──────── Supplied information

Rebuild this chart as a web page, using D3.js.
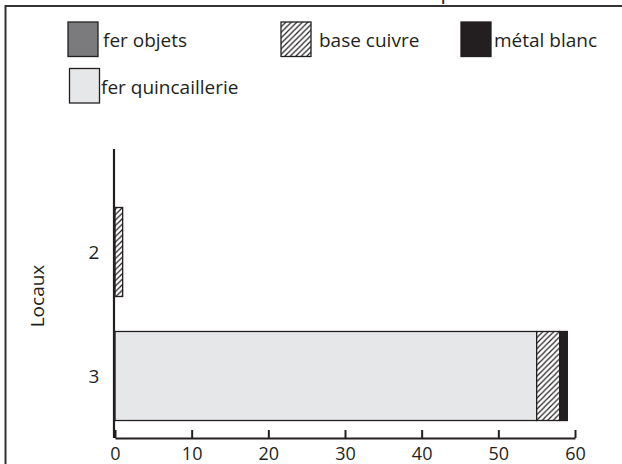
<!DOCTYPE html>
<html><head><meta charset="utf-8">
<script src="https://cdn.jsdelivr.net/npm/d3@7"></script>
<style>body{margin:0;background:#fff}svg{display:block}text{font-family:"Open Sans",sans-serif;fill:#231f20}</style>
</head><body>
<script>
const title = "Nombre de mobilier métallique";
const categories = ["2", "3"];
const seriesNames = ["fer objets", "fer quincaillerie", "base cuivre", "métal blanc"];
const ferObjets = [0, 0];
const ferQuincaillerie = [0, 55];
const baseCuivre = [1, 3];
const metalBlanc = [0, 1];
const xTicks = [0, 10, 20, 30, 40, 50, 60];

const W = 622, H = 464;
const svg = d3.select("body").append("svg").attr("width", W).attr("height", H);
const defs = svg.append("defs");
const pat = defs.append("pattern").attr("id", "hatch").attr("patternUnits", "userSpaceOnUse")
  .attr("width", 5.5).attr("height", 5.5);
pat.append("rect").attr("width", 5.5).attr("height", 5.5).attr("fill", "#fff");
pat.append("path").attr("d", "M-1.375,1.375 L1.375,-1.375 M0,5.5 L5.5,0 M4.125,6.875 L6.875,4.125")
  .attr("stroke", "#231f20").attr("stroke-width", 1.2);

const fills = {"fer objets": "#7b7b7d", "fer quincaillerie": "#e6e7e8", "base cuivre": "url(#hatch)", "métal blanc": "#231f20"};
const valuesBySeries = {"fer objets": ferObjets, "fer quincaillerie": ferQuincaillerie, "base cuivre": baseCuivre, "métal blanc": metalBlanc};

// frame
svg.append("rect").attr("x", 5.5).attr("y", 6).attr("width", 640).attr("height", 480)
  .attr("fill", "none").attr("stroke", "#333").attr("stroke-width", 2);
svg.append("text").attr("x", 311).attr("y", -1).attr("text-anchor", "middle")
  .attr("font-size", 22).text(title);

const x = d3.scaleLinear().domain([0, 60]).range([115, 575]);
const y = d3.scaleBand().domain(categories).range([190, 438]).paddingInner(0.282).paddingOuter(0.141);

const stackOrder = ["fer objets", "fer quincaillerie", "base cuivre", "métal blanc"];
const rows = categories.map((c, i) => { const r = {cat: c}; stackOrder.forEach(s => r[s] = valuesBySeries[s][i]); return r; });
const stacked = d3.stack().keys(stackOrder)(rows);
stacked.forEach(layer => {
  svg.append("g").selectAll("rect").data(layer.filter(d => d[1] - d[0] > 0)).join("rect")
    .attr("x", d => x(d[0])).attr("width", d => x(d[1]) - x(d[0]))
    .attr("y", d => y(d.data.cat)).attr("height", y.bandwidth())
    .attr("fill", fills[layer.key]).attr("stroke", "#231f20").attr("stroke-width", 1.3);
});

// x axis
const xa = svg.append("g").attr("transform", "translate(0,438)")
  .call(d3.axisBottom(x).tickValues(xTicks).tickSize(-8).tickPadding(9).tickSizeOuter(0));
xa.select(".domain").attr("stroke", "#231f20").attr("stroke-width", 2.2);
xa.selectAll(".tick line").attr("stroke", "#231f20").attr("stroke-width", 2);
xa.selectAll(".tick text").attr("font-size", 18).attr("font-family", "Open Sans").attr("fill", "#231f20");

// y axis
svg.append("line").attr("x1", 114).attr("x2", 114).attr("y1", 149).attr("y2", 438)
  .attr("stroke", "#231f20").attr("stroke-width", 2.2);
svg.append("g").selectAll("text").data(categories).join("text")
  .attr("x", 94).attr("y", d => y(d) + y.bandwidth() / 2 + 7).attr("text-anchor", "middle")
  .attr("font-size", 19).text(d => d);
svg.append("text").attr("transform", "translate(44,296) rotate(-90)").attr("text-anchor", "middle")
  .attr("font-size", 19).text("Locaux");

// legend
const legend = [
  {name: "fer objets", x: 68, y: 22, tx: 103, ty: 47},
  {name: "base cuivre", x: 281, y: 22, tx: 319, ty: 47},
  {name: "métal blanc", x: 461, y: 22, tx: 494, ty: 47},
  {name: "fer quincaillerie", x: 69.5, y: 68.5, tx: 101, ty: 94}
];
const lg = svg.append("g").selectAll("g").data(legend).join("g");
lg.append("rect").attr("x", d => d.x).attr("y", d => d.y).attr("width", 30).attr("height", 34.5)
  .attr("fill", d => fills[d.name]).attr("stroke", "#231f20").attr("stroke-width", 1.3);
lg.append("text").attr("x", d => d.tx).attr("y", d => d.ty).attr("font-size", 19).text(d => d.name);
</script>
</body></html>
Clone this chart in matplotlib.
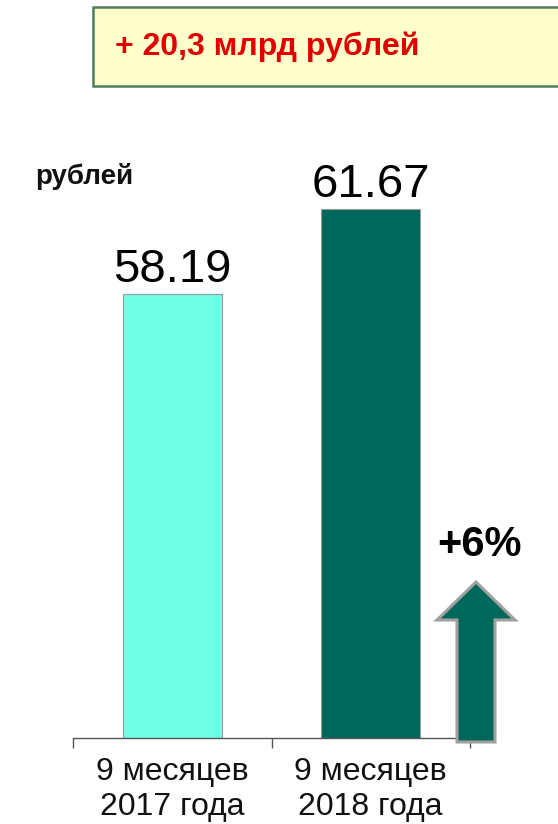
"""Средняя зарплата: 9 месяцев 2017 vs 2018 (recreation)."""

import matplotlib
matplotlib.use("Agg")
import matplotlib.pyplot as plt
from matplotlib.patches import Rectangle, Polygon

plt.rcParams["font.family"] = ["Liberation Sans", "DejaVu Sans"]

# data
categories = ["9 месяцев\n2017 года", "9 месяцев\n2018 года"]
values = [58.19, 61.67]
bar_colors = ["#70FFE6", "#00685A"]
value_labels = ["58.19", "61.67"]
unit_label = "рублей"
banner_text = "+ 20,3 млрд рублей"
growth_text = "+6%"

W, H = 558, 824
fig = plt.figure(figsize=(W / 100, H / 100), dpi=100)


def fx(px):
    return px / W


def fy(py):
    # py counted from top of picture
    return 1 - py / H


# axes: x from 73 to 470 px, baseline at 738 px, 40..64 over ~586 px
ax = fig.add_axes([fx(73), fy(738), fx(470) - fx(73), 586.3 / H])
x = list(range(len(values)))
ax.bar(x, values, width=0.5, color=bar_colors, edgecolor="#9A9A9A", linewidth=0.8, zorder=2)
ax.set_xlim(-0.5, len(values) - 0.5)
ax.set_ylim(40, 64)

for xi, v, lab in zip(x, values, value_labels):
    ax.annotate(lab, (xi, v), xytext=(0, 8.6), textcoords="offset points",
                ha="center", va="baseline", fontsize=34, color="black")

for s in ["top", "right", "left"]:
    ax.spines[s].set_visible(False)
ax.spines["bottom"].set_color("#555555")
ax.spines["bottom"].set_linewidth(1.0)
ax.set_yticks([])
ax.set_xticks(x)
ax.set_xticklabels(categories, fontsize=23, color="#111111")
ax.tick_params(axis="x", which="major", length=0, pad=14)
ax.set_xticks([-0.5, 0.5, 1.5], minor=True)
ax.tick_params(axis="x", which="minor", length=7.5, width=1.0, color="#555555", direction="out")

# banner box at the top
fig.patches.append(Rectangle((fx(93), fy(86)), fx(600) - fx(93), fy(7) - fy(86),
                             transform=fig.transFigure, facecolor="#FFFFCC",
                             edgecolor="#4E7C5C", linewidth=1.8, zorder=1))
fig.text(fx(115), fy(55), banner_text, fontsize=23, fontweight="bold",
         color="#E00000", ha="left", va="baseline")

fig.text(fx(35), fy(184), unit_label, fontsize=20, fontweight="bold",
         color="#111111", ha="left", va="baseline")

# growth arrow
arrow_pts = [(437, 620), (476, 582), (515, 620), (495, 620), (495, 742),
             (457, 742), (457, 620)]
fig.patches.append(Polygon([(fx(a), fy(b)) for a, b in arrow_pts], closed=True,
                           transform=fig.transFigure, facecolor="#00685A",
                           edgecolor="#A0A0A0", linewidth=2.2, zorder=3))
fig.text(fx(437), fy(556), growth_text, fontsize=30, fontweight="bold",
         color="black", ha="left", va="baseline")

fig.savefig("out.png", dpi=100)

────────────────

Work to complete → Only the lines from the one with "Clone this chart in matplotlib." through the one with "return 1 - py / H" belong in your copy; retype them exactly and drop any pictures.

Answer to the problem →
Clone this chart in matplotlib.
"""Средняя зарплата: 9 месяцев 2017 vs 2018 (recreation)."""

import matplotlib
matplotlib.use("Agg")
import matplotlib.pyplot as plt
from matplotlib.patches import Rectangle, Polygon

plt.rcParams["font.family"] = ["Liberation Sans", "DejaVu Sans"]

# data
categories = ["9 месяцев\n2017 года", "9 месяцев\n2018 года"]
values = [58.19, 61.67]
bar_colors = ["#70FFE6", "#00685A"]
value_labels = ["58.19", "61.67"]
unit_label = "рублей"
banner_text = "+ 20,3 млрд рублей"
growth_text = "+6%"

W, H = 558, 824
fig = plt.figure(figsize=(W / 100, H / 100), dpi=100)


def fx(px):
    return px / W


def fy(py):
    # py counted from top of picture
    return 1 - py / H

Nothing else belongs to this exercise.